-- Start DATA SEGMENT --
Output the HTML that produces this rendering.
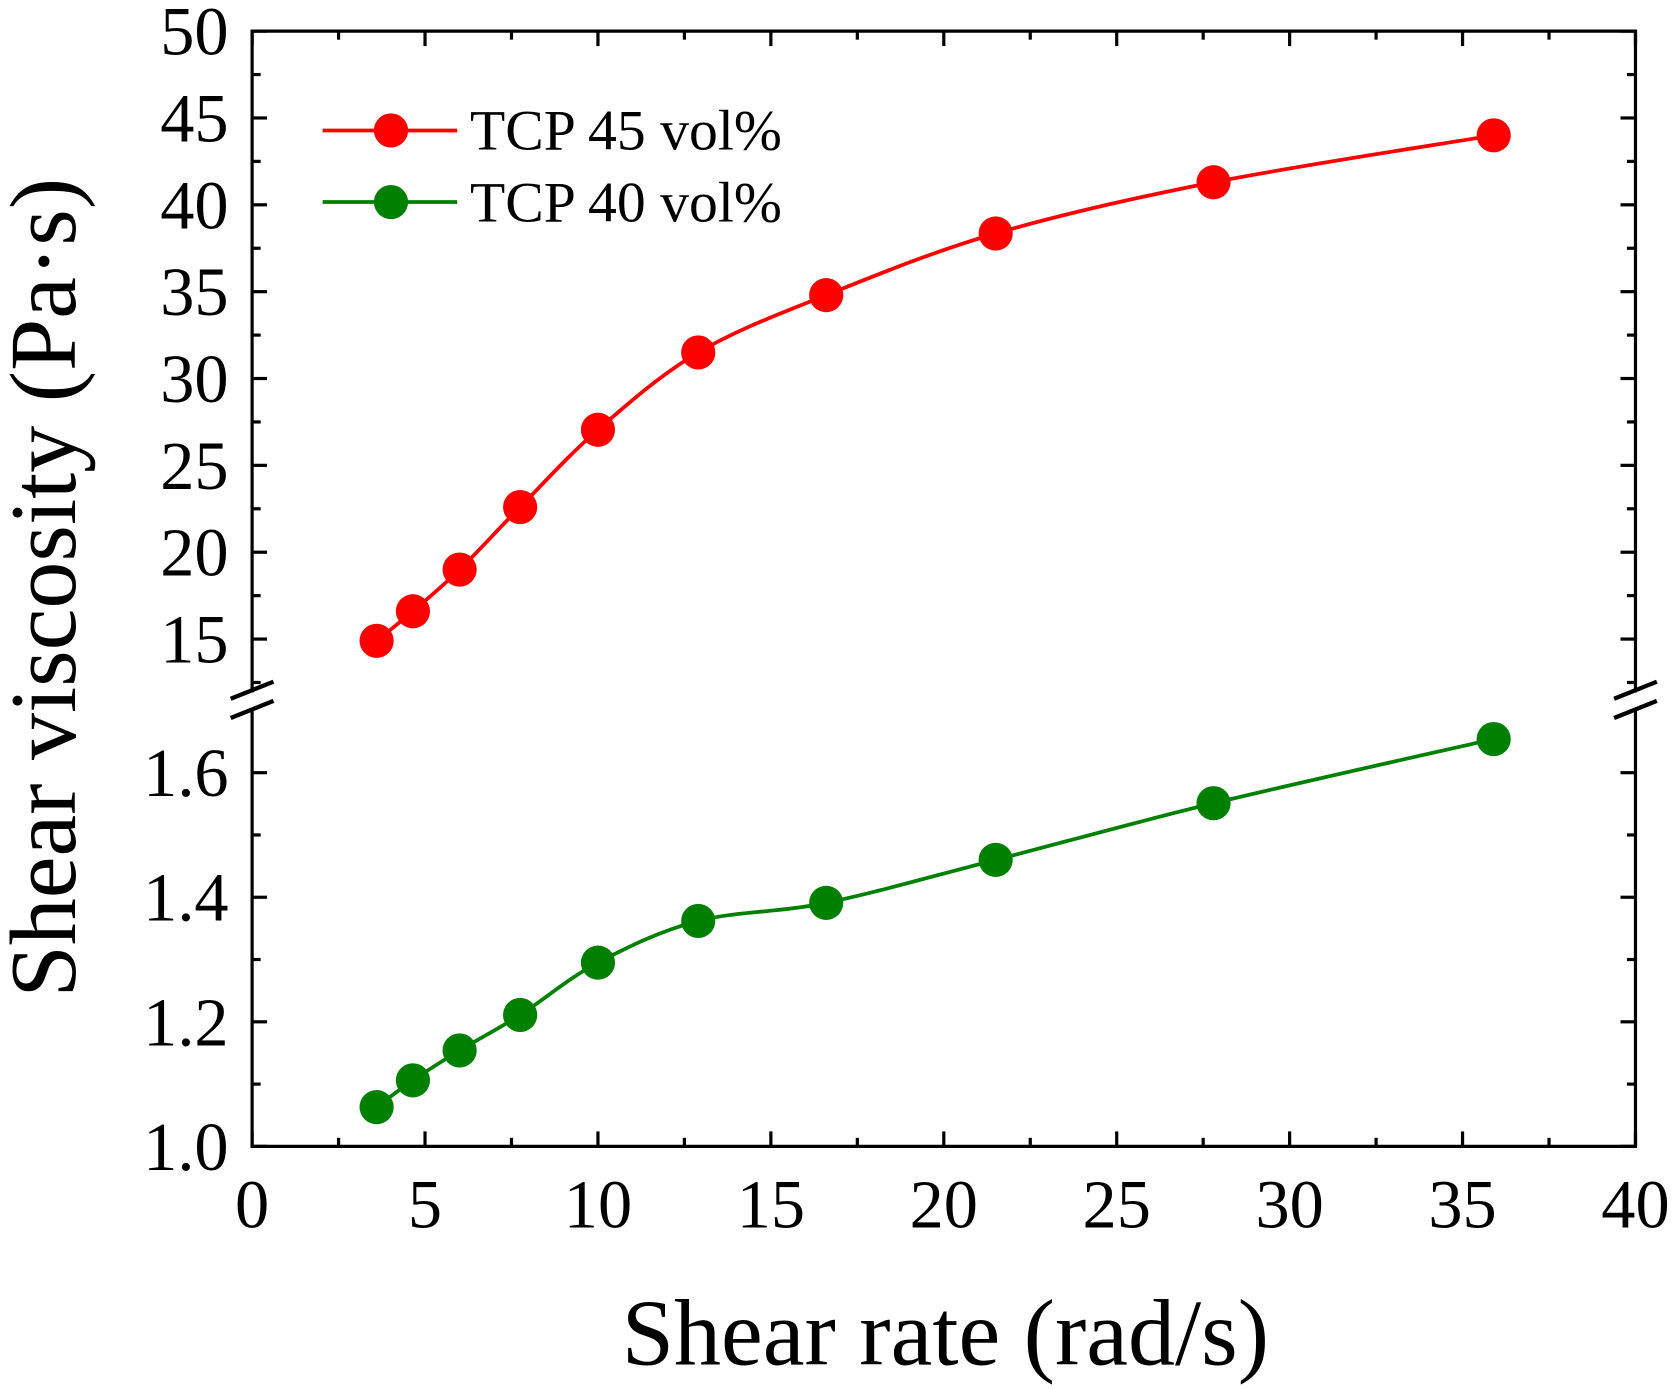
<!DOCTYPE html>
<html><head><meta charset="utf-8"><style>
html,body{margin:0;padding:0;background:#fff}
svg{display:block}
text{font-family:"Liberation Serif",serif;fill:#000}
</style></head><body>
<svg id="chart" width="1675" height="1389" viewBox="0 0 1568 1300" xmlns="http://www.w3.org/2000/svg">
<g id="g"></g>
</svg>
<script>
const xValues=[3.6,4.65,6.0,7.75,10.0,12.9,16.6,21.5,27.8,35.9];
const red45=[14.9,16.6,19.0,22.6,27.05,31.5,34.8,38.35,41.3,44.0];
const green40=[1.063,1.106,1.154,1.211,1.295,1.362,1.391,1.46,1.551,1.654];
const xTicks=[0,5,10,15,20,25,30,35,40];
const yUpperTicks=[15,20,25,30,35,40,45,50];
const yLowerTicks=["1.0","1.2","1.4","1.6"];
const seriesNames=["TCP 45 vol%","TCP 40 vol%"];

const NS="http://www.w3.org/2000/svg";
const g=document.getElementById('g');
const L=236,R=1531,T=29,B=1073,UB=648,LT=664;
const X=v=>L+(v-0)/40*(R-L);
const YU=v=>T+(50-v)*16.26;
const YL=v=>B-(v-1.0)*583;
function el(tag,attrs,parent){const e=document.createElementNS(NS,tag);for(const k in attrs)e.setAttribute(k,attrs[k]);(parent||g).appendChild(e);return e;}

let e;
e=el('path',{d:`M${L},${UB} V${T} H${R} V${UB}`,fill:'none',stroke:'#000','stroke-width':3});


e=el('path',{d:`M${L},${LT} V${B} H${R} V${LT}`,fill:'none',stroke:'#000','stroke-width':3});


[L,R].forEach(x=>{[646,664].forEach(y=>{
 e=el('line',{x1:x-20,y1:y+8,x2:x+20,y2:y-8,stroke:'#000','stroke-width':4});
 
 
});});

for(let v=0;v<=40;v+=2.5){const x=X(v);const len=(v%5===0)?14:8;
 el('line',{x1:x,y1:B,x2:x,y2:B-len,stroke:'#000','stroke-width':3});
 el('line',{x1:x,y1:T,x2:x,y2:T+len,stroke:'#000','stroke-width':3});}
xTicks.forEach(v=>{e=el('text',{x:X(v),y:1149,'font-size':64,'text-anchor':'middle'});e.textContent=v;
 
 });
for(let v=12.5;v<=50;v+=2.5){const y=YU(v);const len=(v%5===0)?14:8;
 el('line',{x1:L,y1:y,x2:L+len,y2:y,stroke:'#000','stroke-width':3});
 el('line',{x1:R,y1:y,x2:R-len,y2:y,stroke:'#000','stroke-width':3});}
yUpperTicks.forEach(v=>{e=el('text',{x:214,y:YU(v)+22,'font-size':64,'text-anchor':'end'});e.textContent=v;
 
 });
for(let i=0;i<=6;i++){const v=1+i*0.1;const y=YL(v);const len=(i%2===0)?14:8;
 el('line',{x1:L,y1:y,x2:L+len,y2:y,stroke:'#000','stroke-width':3});
 el('line',{x1:R,y1:y,x2:R-len,y2:y,stroke:'#000','stroke-width':3});}
yLowerTicks.forEach(s=>{e=el('text',{x:214,y:YL(parseFloat(s))+22,'font-size':64,'text-anchor':'end'});e.textContent=s;
 
 });

function smooth(pts){let d=`M${pts[0][0]},${pts[0][1]}`;
 for(let i=0;i<pts.length-1;i++){const p0=pts[i-1]||pts[i],p1=pts[i],p2=pts[i+1],p3=pts[i+2]||p2;
  const c1=[p1[0]+(p2[0]-p0[0])/6,p1[1]+(p2[1]-p0[1])/6],c2=[p2[0]-(p3[0]-p1[0])/6,p2[1]-(p3[1]-p1[1])/6];
  d+=` C${c1[0]},${c1[1]} ${c2[0]},${c2[1]} ${p2[0]},${p2[1]}`;}return d;}
function series(vals,Y,color,name){
 const pts=xValues.map((x,i)=>[X(x),Y(vals[i])]);
 let p=el('path',{d:smooth(pts),fill:'none',stroke:color,'stroke-width':3.5});
 
 
 pts.forEach(q=>{let c=el('circle',{cx:q[0],cy:q[1],r:16,fill:color});
  
  });
}
series(red45,YU,'#ff0000','tcp45');
series(green40,YL,'#008000','tcp40');

[['#ff0000',122],['#008000',189]].forEach((c,i)=>{
 e=el('line',{x1:302,y1:c[1],x2:428,y2:c[1],stroke:c[0],'stroke-width':3.5});
 
 
 e=el('circle',{cx:366,cy:c[1],r:16,fill:c[0]});
 
 
 e=el('text',{x:440,y:c[1]+18,'font-size':54});e.textContent=seriesNames[i];
 
 
});

e=el('text',{x:885,y:1277,'font-size':88,'text-anchor':'middle'});e.textContent='Shear rate (rad/s)';


e=el('text',{x:0,y:0,'font-size':88,'text-anchor':'middle',transform:'translate(70,550) rotate(-90)'});e.textContent='Shear viscosity (Pa·s)';


</script>
</body></html>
-- End DATA SEGMENT --
- GIVEN INSTRUCTION -
Output the lines above in full and exactly as given, omitting any pictures.

- RESPONSE FOR THIS EXERCISE -
Output the HTML that produces this rendering.
<!DOCTYPE html>
<html><head><meta charset="utf-8"><style>
html,body{margin:0;padding:0;background:#fff}
svg{display:block}
text{font-family:"Liberation Serif",serif;fill:#000}
</style></head><body>
<svg id="chart" width="1675" height="1389" viewBox="0 0 1568 1300" xmlns="http://www.w3.org/2000/svg">
<g id="g"></g>
</svg>
<script>
const xValues=[3.6,4.65,6.0,7.75,10.0,12.9,16.6,21.5,27.8,35.9];
const red45=[14.9,16.6,19.0,22.6,27.05,31.5,34.8,38.35,41.3,44.0];
const green40=[1.063,1.106,1.154,1.211,1.295,1.362,1.391,1.46,1.551,1.654];
const xTicks=[0,5,10,15,20,25,30,35,40];
const yUpperTicks=[15,20,25,30,35,40,45,50];
const yLowerTicks=["1.0","1.2","1.4","1.6"];
const seriesNames=["TCP 45 vol%","TCP 40 vol%"];

const NS="http://www.w3.org/2000/svg";
const g=document.getElementById('g');
const L=236,R=1531,T=29,B=1073,UB=648,LT=664;
const X=v=>L+(v-0)/40*(R-L);
const YU=v=>T+(50-v)*16.26;
const YL=v=>B-(v-1.0)*583;
function el(tag,attrs,parent){const e=document.createElementNS(NS,tag);for(const k in attrs)e.setAttribute(k,attrs[k]);(parent||g).appendChild(e);return e;}

let e;
e=el('path',{d:`M${L},${UB} V${T} H${R} V${UB}`,fill:'none',stroke:'#000','stroke-width':3});


e=el('path',{d:`M${L},${LT} V${B} H${R} V${LT}`,fill:'none',stroke:'#000','stroke-width':3});


[L,R].forEach(x=>{[646,664].forEach(y=>{
 e=el('line',{x1:x-20,y1:y+8,x2:x+20,y2:y-8,stroke:'#000','stroke-width':4});
 
 
});});

for(let v=0;v<=40;v+=2.5){const x=X(v);const len=(v%5===0)?14:8;
 el('line',{x1:x,y1:B,x2:x,y2:B-len,stroke:'#000','stroke-width':3});
 el('line',{x1:x,y1:T,x2:x,y2:T+len,stroke:'#000','stroke-width':3});}
xTicks.forEach(v=>{e=el('text',{x:X(v),y:1149,'font-size':64,'text-anchor':'middle'});e.textContent=v;
 
 });
for(let v=12.5;v<=50;v+=2.5){const y=YU(v);const len=(v%5===0)?14:8;
 el('line',{x1:L,y1:y,x2:L+len,y2:y,stroke:'#000','stroke-width':3});
 el('line',{x1:R,y1:y,x2:R-len,y2:y,stroke:'#000','stroke-width':3});}
yUpperTicks.forEach(v=>{e=el('text',{x:214,y:YU(v)+22,'font-size':64,'text-anchor':'end'});e.textContent=v;
 
 });
for(let i=0;i<=6;i++){const v=1+i*0.1;const y=YL(v);const len=(i%2===0)?14:8;
 el('line',{x1:L,y1:y,x2:L+len,y2:y,stroke:'#000','stroke-width':3});
 el('line',{x1:R,y1:y,x2:R-len,y2:y,stroke:'#000','stroke-width':3});}
yLowerTicks.forEach(s=>{e=el('text',{x:214,y:YL(parseFloat(s))+22,'font-size':64,'text-anchor':'end'});e.textContent=s;
 
 });

function smooth(pts){let d=`M${pts[0][0]},${pts[0][1]}`;
 for(let i=0;i<pts.length-1;i++){const p0=pts[i-1]||pts[i],p1=pts[i],p2=pts[i+1],p3=pts[i+2]||p2;
  const c1=[p1[0]+(p2[0]-p0[0])/6,p1[1]+(p2[1]-p0[1])/6],c2=[p2[0]-(p3[0]-p1[0])/6,p2[1]-(p3[1]-p1[1])/6];
  d+=` C${c1[0]},${c1[1]} ${c2[0]},${c2[1]} ${p2[0]},${p2[1]}`;}return d;}
function series(vals,Y,color,name){
 const pts=xValues.map((x,i)=>[X(x),Y(vals[i])]);
 let p=el('path',{d:smooth(pts),fill:'none',stroke:color,'stroke-width':3.5});
 
 
 pts.forEach(q=>{let c=el('circle',{cx:q[0],cy:q[1],r:16,fill:color});
  
  });
}
series(red45,YU,'#ff0000','tcp45');
series(green40,YL,'#008000','tcp40');

[['#ff0000',122],['#008000',189]].forEach((c,i)=>{
 e=el('line',{x1:302,y1:c[1],x2:428,y2:c[1],stroke:c[0],'stroke-width':3.5});
 
 
 e=el('circle',{cx:366,cy:c[1],r:16,fill:c[0]});
 
 
 e=el('text',{x:440,y:c[1]+18,'font-size':54});e.textContent=seriesNames[i];
 
 
});

e=el('text',{x:885,y:1277,'font-size':88,'text-anchor':'middle'});e.textContent='Shear rate (rad/s)';


e=el('text',{x:0,y:0,'font-size':88,'text-anchor':'middle',transform:'translate(70,550) rotate(-90)'});e.textContent='Shear viscosity (Pa·s)';


</script>
</body></html>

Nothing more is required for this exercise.